Any sense of why that didn't happen with Australians after
the Adelaide meeting?
If we're able to get a "proportional growth" similar to what happened
in Australia it will be a success :-)
Latam is a region with 600 million inhabitants compared to 23 million
in Australia.
But I agree with you and I'm not saying a meeting is going to be
enough. In the past it was probably not combined with other activities
planned two or three years in advance. We can do something serious
here and we know the potential available in the region to empower the
IETF even more.
Christian
I'm not opposed to meeting in South America but there have
been an awful lot of assertions about this or that happening
if we do, without a lot of supporting evidence.

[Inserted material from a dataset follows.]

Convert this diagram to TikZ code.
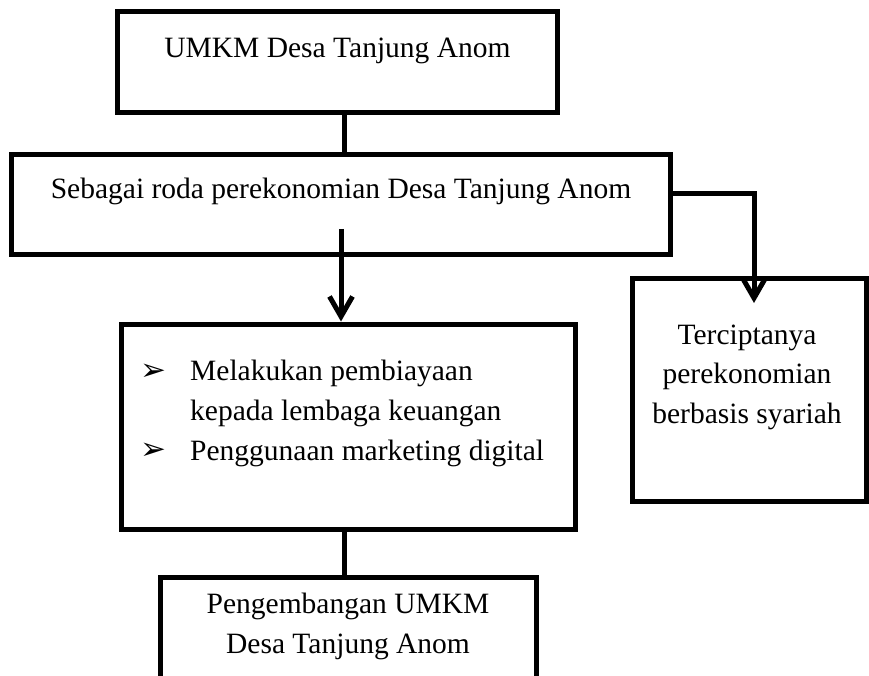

History,
unfortunately, doesn't support many of these assertions, and
I think beating the meeting location question to death is
at least some small distraction from trying to get at the core
issues.
For whatever it's worth, I was participating on IETF mailing lists
well before attending a meeting. Granted, I'm a native English
speaker and wasn't dealing with that as an issue but probably
more to the point was that there was work going on in the IETF
that directly impacted work I was doing myself.